■ **DATA SHOWN**
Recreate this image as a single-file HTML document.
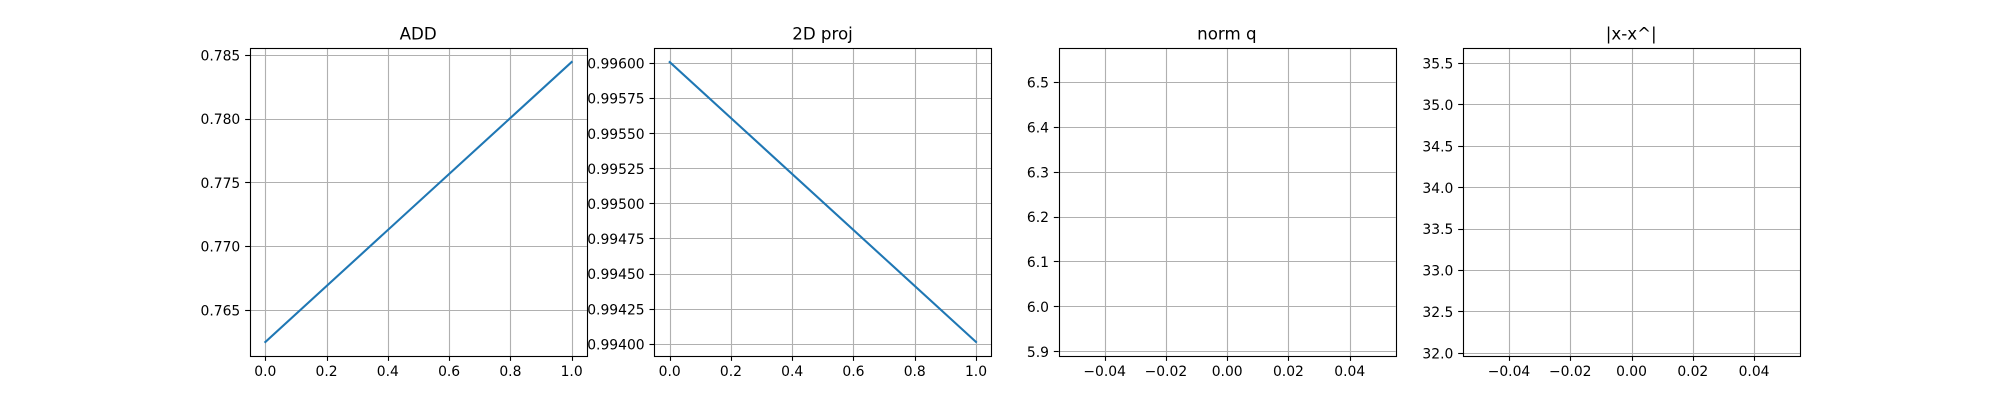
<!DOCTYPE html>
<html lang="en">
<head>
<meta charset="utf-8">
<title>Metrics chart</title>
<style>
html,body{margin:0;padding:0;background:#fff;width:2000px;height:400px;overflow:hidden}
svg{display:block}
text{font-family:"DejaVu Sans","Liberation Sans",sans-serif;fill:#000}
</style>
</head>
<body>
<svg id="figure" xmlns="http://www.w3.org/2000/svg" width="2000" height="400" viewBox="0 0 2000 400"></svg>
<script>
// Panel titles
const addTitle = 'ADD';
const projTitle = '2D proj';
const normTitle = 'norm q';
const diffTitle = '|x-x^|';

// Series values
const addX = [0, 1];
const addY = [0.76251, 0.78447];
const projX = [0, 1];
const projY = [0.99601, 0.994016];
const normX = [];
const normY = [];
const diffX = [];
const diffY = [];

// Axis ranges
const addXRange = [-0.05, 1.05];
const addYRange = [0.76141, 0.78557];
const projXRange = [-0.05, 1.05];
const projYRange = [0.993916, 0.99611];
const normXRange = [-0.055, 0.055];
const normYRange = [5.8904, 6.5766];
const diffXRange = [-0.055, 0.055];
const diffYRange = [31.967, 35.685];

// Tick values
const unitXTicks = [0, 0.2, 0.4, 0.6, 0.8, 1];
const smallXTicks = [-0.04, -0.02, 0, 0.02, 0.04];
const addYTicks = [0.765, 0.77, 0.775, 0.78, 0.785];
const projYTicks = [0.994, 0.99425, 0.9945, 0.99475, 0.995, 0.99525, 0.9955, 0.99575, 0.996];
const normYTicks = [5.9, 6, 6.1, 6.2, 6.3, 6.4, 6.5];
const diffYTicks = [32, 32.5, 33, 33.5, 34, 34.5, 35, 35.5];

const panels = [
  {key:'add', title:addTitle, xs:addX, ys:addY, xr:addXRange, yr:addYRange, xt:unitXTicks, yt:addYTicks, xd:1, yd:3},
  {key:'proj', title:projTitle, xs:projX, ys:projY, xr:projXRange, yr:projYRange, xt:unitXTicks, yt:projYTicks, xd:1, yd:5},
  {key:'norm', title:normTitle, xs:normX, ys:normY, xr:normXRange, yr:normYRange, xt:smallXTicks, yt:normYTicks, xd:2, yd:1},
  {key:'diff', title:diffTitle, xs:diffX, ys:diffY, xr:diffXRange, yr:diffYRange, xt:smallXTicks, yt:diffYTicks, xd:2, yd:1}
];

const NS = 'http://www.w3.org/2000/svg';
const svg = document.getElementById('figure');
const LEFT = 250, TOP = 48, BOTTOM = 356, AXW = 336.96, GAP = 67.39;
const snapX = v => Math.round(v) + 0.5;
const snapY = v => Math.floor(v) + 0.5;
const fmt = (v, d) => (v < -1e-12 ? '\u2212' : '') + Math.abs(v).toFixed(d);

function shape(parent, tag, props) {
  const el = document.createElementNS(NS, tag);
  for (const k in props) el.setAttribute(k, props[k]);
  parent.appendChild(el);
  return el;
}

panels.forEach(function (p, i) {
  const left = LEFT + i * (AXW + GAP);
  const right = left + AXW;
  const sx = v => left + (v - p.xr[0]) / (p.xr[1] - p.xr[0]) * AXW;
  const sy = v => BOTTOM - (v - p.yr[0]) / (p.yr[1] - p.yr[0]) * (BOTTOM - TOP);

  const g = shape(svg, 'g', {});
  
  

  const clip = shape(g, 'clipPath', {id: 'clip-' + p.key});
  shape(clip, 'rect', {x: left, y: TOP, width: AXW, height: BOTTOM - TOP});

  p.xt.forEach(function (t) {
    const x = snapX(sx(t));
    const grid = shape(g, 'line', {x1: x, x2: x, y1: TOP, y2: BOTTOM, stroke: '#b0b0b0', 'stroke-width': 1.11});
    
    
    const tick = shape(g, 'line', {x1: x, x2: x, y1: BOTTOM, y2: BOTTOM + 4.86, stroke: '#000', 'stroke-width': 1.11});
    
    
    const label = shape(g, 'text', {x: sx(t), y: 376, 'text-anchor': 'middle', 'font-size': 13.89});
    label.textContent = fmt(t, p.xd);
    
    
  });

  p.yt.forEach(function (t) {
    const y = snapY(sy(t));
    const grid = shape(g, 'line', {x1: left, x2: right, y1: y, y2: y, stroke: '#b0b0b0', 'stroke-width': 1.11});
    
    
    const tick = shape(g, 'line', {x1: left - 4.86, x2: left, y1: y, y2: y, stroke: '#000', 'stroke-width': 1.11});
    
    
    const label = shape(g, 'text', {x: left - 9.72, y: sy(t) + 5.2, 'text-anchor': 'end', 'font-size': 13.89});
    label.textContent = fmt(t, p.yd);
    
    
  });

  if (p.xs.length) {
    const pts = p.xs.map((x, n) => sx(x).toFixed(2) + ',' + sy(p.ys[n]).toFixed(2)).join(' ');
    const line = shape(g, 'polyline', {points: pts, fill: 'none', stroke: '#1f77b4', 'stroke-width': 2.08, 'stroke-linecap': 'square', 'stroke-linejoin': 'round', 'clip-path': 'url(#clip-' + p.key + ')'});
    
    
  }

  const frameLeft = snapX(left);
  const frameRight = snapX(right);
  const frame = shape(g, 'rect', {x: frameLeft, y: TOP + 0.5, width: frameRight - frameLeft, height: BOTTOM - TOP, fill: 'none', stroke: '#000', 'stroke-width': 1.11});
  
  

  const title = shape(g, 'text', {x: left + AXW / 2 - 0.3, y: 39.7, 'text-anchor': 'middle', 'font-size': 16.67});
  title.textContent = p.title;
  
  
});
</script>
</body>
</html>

■ **STATED EXERCISE**
Emit the lines of the material exactly, from its first line to the line containing "const diffY = [];", inclusive; leave every picture out.

■ **RESULT BELOW**
Recreate this image as a single-file HTML document.
<!DOCTYPE html>
<html lang="en">
<head>
<meta charset="utf-8">
<title>Metrics chart</title>
<style>
html,body{margin:0;padding:0;background:#fff;width:2000px;height:400px;overflow:hidden}
svg{display:block}
text{font-family:"DejaVu Sans","Liberation Sans",sans-serif;fill:#000}
</style>
</head>
<body>
<svg id="figure" xmlns="http://www.w3.org/2000/svg" width="2000" height="400" viewBox="0 0 2000 400"></svg>
<script>
// Panel titles
const addTitle = 'ADD';
const projTitle = '2D proj';
const normTitle = 'norm q';
const diffTitle = '|x-x^|';

// Series values
const addX = [0, 1];
const addY = [0.76251, 0.78447];
const projX = [0, 1];
const projY = [0.99601, 0.994016];
const normX = [];
const normY = [];
const diffX = [];
const diffY = [];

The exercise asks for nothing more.